▸ **Your objective**
Nothing after the line with "XAxis, YAxis, ReferenceArea" belongs in the copy; extract the lines below from the top through that line, pictures left out.

——

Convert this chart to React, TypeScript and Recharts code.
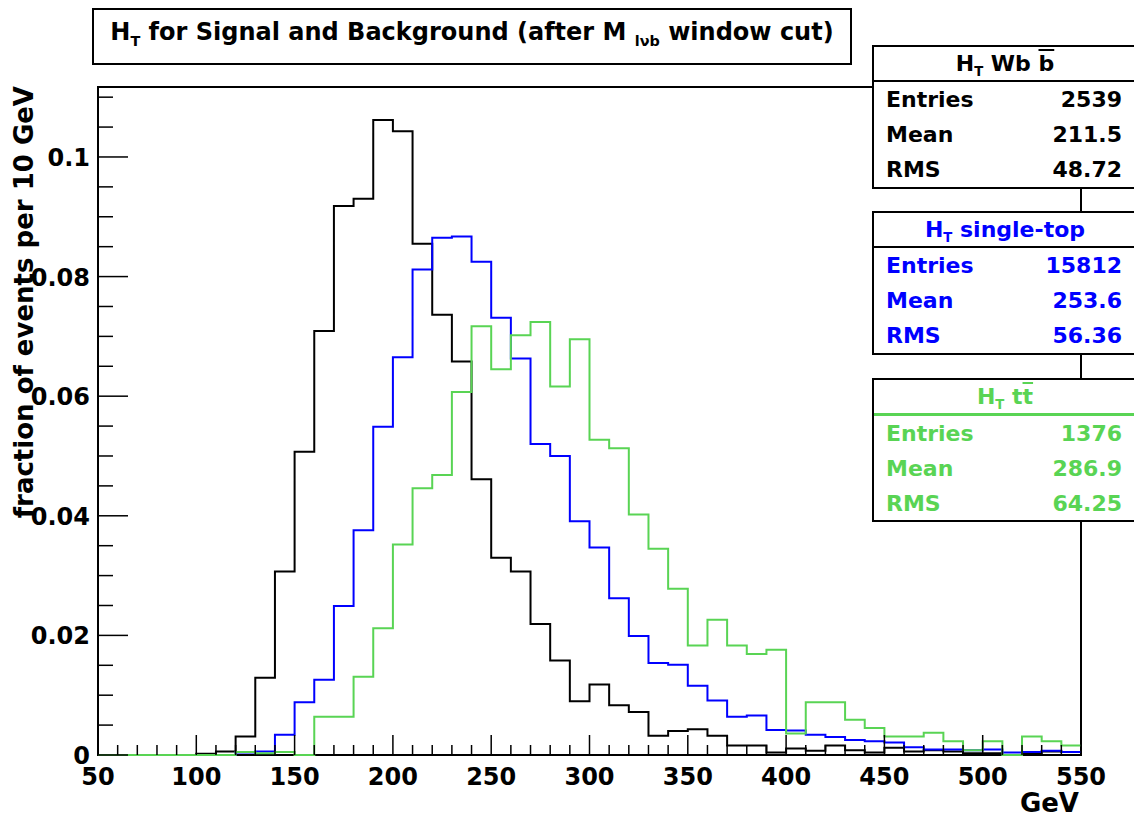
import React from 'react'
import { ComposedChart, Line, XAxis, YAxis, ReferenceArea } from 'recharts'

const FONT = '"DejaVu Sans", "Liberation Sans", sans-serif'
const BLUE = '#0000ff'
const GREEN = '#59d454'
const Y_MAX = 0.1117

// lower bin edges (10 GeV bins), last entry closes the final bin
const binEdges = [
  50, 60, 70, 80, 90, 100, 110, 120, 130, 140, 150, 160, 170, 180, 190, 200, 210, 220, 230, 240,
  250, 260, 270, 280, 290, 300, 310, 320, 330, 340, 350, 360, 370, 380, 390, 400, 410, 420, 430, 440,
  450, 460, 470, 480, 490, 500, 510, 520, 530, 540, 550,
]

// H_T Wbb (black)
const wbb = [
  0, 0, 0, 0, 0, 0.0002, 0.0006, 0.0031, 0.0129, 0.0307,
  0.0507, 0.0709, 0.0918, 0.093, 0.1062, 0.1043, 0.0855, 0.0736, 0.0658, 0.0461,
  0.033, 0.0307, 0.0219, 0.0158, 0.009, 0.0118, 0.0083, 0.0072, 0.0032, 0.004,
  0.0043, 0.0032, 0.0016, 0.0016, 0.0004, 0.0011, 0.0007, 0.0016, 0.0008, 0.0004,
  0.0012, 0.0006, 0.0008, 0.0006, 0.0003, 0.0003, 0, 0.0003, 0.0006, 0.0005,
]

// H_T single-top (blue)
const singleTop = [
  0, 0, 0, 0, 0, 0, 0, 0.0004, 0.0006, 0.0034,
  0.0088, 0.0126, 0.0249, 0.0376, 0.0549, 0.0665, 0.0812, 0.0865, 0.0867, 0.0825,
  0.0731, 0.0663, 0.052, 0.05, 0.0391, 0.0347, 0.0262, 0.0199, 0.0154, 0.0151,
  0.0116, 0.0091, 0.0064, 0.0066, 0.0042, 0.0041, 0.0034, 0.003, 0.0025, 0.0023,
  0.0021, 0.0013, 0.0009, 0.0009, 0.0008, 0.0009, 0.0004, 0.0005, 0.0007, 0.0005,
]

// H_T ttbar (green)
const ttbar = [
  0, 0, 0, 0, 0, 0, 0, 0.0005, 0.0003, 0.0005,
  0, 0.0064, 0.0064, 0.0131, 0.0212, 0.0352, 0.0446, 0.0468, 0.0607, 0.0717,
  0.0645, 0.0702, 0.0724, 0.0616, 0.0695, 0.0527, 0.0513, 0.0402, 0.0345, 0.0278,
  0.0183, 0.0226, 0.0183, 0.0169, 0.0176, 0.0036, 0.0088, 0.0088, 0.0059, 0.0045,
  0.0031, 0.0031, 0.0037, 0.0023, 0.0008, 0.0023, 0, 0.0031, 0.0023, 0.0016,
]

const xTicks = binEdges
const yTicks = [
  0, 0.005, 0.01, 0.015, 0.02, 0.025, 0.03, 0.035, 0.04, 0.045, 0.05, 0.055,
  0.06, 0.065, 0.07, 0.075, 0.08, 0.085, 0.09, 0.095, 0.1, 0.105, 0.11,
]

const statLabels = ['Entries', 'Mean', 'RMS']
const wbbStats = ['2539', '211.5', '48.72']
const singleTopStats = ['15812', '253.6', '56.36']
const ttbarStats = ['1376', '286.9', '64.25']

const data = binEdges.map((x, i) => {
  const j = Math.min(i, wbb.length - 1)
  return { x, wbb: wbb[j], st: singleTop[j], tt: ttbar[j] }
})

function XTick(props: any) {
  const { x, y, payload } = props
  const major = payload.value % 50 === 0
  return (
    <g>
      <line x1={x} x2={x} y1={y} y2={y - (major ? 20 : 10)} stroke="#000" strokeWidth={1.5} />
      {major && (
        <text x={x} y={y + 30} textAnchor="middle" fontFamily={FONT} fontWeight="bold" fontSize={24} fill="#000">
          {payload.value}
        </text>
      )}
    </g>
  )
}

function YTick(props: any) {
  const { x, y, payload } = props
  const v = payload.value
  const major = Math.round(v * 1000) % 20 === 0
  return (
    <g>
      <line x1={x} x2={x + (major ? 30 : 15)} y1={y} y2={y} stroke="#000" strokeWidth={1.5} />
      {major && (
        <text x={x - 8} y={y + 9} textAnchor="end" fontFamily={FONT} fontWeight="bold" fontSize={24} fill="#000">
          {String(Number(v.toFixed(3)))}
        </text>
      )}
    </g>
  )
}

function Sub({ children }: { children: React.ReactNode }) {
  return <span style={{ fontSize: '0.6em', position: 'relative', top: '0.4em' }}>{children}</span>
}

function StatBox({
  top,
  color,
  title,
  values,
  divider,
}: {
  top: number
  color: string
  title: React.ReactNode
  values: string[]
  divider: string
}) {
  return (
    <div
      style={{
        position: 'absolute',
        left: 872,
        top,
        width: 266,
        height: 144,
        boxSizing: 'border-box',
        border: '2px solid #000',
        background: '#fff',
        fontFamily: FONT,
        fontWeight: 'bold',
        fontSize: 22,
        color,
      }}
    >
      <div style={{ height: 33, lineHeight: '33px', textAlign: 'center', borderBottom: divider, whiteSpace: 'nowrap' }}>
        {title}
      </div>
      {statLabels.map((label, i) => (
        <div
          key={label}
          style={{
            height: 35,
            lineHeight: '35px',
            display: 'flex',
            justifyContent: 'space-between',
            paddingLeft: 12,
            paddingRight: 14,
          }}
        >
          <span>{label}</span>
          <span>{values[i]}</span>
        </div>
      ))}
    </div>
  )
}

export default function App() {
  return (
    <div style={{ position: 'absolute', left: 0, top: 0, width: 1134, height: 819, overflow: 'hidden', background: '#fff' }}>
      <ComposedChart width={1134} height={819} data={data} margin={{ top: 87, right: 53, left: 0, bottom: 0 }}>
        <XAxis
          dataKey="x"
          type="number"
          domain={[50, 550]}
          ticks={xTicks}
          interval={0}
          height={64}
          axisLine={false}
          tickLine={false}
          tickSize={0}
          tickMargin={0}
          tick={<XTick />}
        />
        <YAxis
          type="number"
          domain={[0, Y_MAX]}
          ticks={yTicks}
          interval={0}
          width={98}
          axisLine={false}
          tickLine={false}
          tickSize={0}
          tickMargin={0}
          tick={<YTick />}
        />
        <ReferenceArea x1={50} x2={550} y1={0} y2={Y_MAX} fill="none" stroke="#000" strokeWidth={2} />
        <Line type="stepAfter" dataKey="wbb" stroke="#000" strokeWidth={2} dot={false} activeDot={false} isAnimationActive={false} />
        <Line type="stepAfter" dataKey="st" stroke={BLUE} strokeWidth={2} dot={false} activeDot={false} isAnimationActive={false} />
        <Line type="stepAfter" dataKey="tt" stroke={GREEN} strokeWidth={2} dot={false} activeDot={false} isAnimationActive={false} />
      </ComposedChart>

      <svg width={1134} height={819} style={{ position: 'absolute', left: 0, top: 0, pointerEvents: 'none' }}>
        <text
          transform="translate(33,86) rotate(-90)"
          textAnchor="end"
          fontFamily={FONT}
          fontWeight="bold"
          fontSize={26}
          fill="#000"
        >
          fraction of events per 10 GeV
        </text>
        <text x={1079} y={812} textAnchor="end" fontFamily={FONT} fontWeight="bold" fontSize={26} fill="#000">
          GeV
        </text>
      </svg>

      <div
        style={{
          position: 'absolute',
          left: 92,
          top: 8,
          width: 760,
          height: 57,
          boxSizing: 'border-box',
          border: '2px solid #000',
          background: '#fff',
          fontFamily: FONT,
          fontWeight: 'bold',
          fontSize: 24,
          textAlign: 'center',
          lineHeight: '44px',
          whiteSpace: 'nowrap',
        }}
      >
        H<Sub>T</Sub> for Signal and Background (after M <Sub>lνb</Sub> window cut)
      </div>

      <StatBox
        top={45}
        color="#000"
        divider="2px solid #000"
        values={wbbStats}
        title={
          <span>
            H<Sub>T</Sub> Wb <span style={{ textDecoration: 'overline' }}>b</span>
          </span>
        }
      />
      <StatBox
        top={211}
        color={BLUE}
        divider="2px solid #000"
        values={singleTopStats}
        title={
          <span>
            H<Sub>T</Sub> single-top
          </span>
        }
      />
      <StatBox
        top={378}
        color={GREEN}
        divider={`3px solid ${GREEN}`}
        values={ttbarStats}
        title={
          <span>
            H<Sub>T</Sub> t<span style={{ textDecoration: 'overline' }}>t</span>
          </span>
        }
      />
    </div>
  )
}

——

▸ **Answer to the task**
Convert this chart to React, TypeScript and Recharts code.
import React from 'react'
import { ComposedChart, Line, XAxis, YAxis, ReferenceArea } from 'recharts'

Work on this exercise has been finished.